** start **
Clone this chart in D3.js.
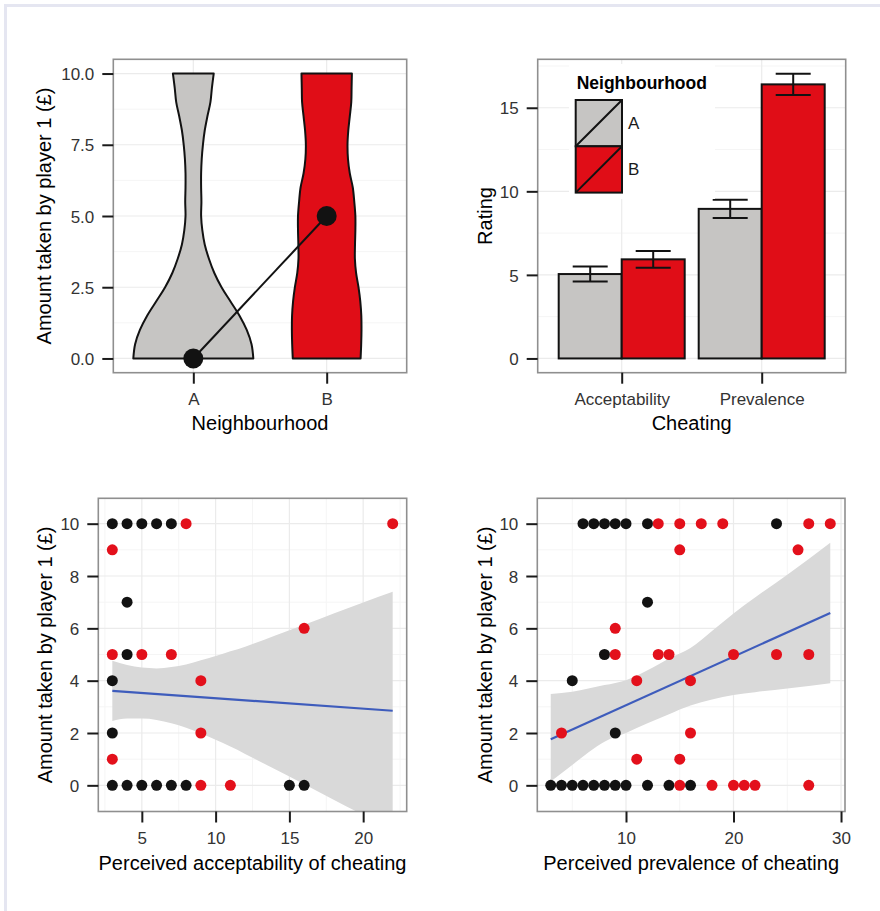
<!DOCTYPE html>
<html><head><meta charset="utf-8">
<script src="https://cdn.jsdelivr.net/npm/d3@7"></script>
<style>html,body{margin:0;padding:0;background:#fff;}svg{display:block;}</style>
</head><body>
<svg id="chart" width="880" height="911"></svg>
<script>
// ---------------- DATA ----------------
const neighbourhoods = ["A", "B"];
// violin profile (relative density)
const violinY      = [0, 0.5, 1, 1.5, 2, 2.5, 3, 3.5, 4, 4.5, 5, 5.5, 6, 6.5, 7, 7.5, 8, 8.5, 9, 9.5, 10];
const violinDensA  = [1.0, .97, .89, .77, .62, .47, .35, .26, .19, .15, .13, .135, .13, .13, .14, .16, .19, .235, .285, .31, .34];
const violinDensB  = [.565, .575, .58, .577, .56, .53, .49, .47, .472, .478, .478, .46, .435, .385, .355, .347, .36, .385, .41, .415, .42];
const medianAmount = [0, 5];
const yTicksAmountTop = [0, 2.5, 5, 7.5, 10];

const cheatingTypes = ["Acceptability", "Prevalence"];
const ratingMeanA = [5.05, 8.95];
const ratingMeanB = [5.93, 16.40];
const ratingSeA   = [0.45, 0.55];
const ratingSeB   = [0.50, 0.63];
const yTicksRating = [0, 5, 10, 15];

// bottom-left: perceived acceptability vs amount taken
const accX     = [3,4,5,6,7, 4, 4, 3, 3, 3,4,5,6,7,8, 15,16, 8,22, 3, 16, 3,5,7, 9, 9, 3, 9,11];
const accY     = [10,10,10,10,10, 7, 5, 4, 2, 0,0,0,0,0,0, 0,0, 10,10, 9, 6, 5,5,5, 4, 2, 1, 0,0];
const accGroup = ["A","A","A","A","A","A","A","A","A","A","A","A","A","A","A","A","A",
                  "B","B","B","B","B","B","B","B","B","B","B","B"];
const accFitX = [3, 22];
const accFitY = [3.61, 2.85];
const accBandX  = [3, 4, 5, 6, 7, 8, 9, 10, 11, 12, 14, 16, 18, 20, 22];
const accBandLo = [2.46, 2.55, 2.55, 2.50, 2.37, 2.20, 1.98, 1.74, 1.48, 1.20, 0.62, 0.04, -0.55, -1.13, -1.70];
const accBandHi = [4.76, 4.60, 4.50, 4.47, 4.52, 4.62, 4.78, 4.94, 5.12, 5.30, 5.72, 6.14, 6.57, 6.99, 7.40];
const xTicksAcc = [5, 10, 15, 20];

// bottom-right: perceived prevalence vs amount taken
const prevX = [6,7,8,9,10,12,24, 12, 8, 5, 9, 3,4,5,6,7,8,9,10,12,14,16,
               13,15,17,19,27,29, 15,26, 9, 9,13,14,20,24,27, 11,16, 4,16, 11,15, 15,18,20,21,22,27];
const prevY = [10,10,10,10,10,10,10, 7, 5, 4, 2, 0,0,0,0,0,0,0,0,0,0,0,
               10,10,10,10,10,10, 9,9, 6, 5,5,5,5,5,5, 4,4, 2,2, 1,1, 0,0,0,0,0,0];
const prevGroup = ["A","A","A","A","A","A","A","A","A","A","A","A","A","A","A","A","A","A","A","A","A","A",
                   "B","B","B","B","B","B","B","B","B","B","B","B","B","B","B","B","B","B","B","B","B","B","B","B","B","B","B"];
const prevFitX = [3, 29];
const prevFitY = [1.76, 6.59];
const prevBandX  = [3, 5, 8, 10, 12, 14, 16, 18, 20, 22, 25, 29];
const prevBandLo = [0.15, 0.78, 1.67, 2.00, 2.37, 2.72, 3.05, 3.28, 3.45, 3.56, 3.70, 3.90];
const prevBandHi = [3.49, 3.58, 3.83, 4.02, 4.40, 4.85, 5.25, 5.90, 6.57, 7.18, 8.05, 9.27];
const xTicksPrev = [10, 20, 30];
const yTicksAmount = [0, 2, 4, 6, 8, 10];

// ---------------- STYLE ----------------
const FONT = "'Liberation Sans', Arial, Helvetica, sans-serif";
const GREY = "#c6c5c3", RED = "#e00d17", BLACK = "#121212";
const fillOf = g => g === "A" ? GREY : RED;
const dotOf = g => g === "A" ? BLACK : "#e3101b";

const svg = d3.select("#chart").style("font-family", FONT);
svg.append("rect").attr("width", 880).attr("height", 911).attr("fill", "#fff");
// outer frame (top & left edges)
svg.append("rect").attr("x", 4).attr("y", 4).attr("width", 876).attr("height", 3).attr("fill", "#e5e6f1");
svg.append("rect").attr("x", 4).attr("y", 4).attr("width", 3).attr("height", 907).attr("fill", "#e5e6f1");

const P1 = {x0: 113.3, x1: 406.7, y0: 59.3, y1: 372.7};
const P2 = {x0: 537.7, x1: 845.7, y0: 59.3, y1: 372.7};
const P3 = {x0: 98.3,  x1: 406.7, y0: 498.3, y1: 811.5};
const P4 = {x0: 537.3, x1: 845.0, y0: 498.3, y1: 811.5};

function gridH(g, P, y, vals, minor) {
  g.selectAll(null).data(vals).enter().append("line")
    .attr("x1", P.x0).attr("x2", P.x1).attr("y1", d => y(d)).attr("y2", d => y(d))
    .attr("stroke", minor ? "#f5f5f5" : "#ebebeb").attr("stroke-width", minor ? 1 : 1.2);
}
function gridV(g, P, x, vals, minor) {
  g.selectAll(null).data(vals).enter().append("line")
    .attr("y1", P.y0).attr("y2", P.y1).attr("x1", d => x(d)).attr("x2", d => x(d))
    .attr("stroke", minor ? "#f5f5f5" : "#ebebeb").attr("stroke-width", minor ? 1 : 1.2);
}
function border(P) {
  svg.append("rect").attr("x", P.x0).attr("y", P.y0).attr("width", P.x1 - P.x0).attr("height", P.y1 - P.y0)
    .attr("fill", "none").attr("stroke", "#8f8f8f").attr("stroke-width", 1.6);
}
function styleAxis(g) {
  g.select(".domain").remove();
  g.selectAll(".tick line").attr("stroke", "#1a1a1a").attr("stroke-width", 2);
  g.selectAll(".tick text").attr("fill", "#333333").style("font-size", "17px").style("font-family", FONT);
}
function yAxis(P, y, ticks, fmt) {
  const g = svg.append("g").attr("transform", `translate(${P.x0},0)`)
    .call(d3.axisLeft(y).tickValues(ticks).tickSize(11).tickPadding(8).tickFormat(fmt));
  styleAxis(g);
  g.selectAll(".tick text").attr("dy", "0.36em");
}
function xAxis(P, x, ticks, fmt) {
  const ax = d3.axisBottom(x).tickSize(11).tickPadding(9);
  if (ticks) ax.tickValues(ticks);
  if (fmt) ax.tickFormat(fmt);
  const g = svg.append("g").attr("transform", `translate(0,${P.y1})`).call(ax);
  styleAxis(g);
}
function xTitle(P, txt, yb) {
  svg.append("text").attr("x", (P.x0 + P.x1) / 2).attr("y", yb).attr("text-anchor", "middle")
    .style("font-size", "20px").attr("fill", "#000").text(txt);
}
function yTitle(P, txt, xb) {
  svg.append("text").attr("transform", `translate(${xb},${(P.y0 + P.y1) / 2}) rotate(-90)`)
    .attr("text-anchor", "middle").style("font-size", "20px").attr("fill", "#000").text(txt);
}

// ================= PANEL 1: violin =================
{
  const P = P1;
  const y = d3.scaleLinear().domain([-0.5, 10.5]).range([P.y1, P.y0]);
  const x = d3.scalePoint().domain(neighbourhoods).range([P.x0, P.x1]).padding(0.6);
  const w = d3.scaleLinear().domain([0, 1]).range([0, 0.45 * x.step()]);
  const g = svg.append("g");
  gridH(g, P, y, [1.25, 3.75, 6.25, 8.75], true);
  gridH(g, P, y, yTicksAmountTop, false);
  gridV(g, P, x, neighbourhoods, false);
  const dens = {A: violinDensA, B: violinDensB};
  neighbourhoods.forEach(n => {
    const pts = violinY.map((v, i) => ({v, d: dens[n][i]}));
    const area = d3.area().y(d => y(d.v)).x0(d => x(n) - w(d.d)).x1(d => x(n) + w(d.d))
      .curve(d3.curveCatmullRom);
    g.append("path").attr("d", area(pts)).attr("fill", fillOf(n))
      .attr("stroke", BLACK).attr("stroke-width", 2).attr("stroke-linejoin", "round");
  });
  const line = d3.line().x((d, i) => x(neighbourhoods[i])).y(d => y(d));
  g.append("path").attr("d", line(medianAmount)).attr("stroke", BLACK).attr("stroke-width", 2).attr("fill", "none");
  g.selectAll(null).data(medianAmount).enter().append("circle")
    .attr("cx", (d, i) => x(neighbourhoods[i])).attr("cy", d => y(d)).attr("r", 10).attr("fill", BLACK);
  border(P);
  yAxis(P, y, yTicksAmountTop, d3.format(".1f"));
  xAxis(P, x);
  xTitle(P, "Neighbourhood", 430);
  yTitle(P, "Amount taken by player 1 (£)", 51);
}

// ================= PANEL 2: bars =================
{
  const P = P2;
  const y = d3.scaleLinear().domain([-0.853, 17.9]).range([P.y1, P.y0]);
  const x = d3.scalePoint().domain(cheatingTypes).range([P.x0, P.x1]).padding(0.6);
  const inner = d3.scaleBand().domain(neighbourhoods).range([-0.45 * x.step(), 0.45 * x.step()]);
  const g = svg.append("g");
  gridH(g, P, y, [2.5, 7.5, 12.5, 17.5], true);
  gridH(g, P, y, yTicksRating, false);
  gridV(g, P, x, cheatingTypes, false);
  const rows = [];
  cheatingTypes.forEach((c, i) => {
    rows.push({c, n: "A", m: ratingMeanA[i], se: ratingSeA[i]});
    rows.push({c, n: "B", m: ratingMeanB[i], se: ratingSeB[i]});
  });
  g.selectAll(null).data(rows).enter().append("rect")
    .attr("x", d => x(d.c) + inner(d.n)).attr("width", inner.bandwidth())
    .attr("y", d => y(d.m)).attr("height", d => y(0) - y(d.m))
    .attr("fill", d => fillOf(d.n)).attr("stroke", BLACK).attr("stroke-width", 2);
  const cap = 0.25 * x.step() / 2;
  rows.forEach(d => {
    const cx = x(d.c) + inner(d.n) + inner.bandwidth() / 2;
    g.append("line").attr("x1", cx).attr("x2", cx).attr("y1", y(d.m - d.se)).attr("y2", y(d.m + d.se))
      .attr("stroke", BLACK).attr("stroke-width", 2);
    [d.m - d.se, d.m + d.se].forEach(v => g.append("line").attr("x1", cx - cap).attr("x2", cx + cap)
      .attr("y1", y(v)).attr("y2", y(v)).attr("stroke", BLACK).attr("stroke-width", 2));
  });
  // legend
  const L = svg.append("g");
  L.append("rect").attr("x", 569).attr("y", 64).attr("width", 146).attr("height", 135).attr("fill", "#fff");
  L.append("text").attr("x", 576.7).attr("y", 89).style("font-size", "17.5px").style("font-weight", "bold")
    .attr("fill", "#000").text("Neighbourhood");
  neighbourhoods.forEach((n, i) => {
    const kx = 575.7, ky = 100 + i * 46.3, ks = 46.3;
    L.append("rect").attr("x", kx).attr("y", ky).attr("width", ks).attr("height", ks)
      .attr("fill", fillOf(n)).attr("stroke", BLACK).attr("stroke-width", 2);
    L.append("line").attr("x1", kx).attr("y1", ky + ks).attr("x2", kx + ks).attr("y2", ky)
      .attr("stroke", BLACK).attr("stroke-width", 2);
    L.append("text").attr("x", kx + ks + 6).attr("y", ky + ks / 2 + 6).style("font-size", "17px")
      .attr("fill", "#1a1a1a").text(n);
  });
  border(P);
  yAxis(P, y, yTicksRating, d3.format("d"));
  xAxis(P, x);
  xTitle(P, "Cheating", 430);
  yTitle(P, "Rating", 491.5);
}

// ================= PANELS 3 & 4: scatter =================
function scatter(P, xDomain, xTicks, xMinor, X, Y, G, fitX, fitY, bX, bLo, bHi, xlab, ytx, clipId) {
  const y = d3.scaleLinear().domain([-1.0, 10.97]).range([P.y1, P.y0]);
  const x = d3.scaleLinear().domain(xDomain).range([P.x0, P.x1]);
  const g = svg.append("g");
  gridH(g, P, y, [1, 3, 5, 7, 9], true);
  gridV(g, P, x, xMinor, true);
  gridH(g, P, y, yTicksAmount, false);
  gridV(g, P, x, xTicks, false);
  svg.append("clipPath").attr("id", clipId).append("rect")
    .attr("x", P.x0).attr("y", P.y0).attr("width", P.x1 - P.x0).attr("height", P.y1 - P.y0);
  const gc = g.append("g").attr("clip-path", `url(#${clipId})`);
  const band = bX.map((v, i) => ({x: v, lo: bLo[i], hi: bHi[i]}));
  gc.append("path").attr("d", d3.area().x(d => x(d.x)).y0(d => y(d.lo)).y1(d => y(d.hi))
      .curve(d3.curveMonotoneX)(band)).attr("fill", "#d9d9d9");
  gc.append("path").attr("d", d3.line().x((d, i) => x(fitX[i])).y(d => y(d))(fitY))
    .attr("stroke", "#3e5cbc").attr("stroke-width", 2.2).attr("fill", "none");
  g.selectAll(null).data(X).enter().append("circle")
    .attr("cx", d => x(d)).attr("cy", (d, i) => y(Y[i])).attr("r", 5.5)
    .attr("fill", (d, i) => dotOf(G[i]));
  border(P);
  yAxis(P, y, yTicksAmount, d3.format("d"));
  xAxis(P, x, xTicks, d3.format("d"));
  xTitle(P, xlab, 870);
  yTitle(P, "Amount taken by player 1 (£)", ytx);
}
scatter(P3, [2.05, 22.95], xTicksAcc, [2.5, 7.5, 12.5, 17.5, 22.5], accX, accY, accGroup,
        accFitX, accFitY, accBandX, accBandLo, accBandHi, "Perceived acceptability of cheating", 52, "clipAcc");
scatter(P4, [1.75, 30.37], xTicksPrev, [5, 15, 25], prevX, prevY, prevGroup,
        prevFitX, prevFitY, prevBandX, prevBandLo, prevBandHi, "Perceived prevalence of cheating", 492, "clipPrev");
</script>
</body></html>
** end **
** start **
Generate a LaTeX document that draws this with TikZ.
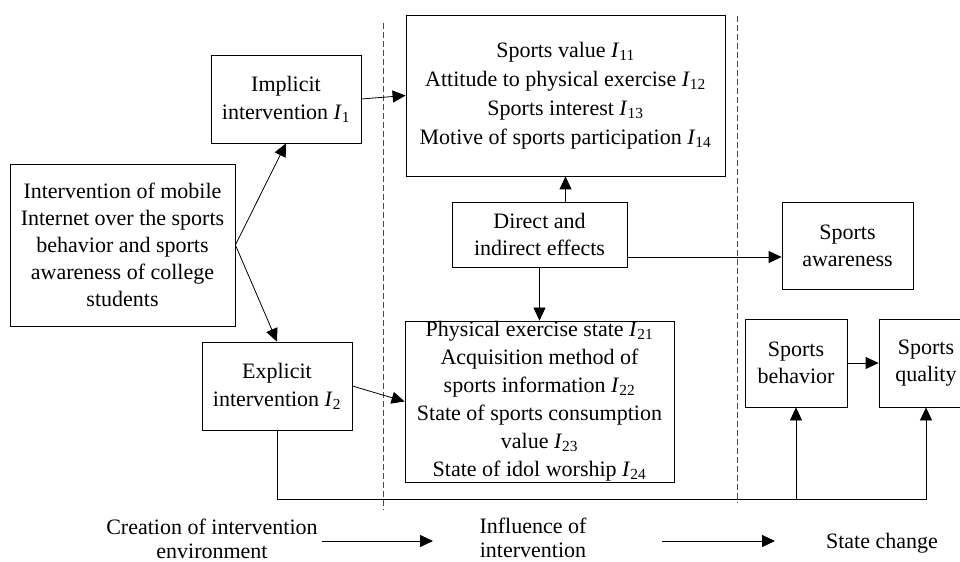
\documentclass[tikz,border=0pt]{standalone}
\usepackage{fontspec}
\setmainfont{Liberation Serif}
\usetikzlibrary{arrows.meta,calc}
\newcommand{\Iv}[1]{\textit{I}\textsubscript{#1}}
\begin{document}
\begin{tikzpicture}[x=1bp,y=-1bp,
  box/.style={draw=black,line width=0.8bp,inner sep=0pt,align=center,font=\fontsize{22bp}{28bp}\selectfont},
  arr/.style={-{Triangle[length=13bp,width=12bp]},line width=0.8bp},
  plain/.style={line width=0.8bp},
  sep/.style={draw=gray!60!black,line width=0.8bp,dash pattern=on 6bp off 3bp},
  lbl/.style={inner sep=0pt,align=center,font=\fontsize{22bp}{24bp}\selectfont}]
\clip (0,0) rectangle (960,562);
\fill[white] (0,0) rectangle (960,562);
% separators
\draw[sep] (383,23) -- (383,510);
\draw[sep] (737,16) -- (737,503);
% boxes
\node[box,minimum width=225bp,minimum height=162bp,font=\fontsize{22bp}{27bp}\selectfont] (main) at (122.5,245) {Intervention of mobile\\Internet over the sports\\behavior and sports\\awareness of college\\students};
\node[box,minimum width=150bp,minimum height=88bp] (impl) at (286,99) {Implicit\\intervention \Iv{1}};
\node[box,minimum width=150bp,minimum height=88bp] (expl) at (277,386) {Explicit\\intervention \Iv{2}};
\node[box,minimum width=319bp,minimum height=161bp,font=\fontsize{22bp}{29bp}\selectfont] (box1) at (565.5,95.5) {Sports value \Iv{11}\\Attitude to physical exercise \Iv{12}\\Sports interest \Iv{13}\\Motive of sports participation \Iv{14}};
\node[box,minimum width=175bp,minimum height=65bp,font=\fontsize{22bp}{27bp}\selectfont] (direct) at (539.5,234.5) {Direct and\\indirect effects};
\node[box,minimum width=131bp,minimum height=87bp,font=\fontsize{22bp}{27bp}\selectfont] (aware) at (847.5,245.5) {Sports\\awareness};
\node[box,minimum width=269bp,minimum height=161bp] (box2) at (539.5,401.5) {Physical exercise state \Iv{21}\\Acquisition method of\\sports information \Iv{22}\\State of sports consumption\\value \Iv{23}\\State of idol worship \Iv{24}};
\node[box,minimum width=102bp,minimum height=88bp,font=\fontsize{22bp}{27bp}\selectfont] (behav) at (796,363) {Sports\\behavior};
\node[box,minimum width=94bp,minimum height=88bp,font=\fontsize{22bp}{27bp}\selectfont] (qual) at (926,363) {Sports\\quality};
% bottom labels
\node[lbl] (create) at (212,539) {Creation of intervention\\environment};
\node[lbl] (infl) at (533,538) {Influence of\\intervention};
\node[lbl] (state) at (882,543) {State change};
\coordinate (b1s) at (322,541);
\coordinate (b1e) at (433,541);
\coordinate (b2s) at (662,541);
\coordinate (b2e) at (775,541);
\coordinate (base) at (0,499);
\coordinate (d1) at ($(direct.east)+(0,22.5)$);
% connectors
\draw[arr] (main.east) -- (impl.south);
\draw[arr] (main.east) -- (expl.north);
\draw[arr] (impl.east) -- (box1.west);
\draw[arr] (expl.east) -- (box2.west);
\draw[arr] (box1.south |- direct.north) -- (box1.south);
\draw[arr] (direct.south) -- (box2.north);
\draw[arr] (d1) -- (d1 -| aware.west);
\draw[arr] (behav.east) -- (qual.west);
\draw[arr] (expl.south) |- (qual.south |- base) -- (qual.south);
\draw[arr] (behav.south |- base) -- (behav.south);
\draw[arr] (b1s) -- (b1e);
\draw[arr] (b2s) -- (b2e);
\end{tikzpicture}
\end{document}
** end **
** start **
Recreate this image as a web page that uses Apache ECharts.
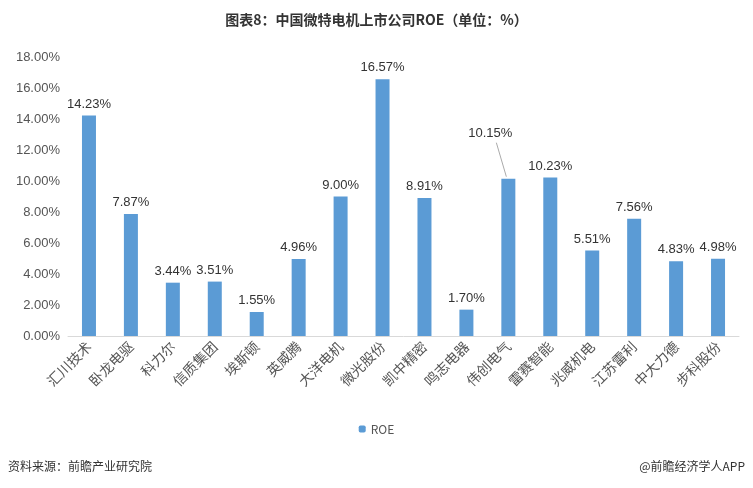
** end **
TASK REQUIREMENTS
Please quote only the span of lines whose first line contains "Clone this chart in D3.js." and whose last line contains "const yTicksRating = [0, 5, 10, 15];", leaving every picture out.

TASK ANSWER
Clone this chart in D3.js.
<!DOCTYPE html>
<html><head><meta charset="utf-8">
<script src="https://cdn.jsdelivr.net/npm/d3@7"></script>
<style>html,body{margin:0;padding:0;background:#fff;}svg{display:block;}</style>
</head><body>
<svg id="chart" width="880" height="911"></svg>
<script>
// ---------------- DATA ----------------
const neighbourhoods = ["A", "B"];
// violin profile (relative density)
const violinY      = [0, 0.5, 1, 1.5, 2, 2.5, 3, 3.5, 4, 4.5, 5, 5.5, 6, 6.5, 7, 7.5, 8, 8.5, 9, 9.5, 10];
const violinDensA  = [1.0, .97, .89, .77, .62, .47, .35, .26, .19, .15, .13, .135, .13, .13, .14, .16, .19, .235, .285, .31, .34];
const violinDensB  = [.565, .575, .58, .577, .56, .53, .49, .47, .472, .478, .478, .46, .435, .385, .355, .347, .36, .385, .41, .415, .42];
const medianAmount = [0, 5];
const yTicksAmountTop = [0, 2.5, 5, 7.5, 10];

const cheatingTypes = ["Acceptability", "Prevalence"];
const ratingMeanA = [5.05, 8.95];
const ratingMeanB = [5.93, 16.40];
const ratingSeA   = [0.45, 0.55];
const ratingSeB   = [0.50, 0.63];
const yTicksRating = [0, 5, 10, 15];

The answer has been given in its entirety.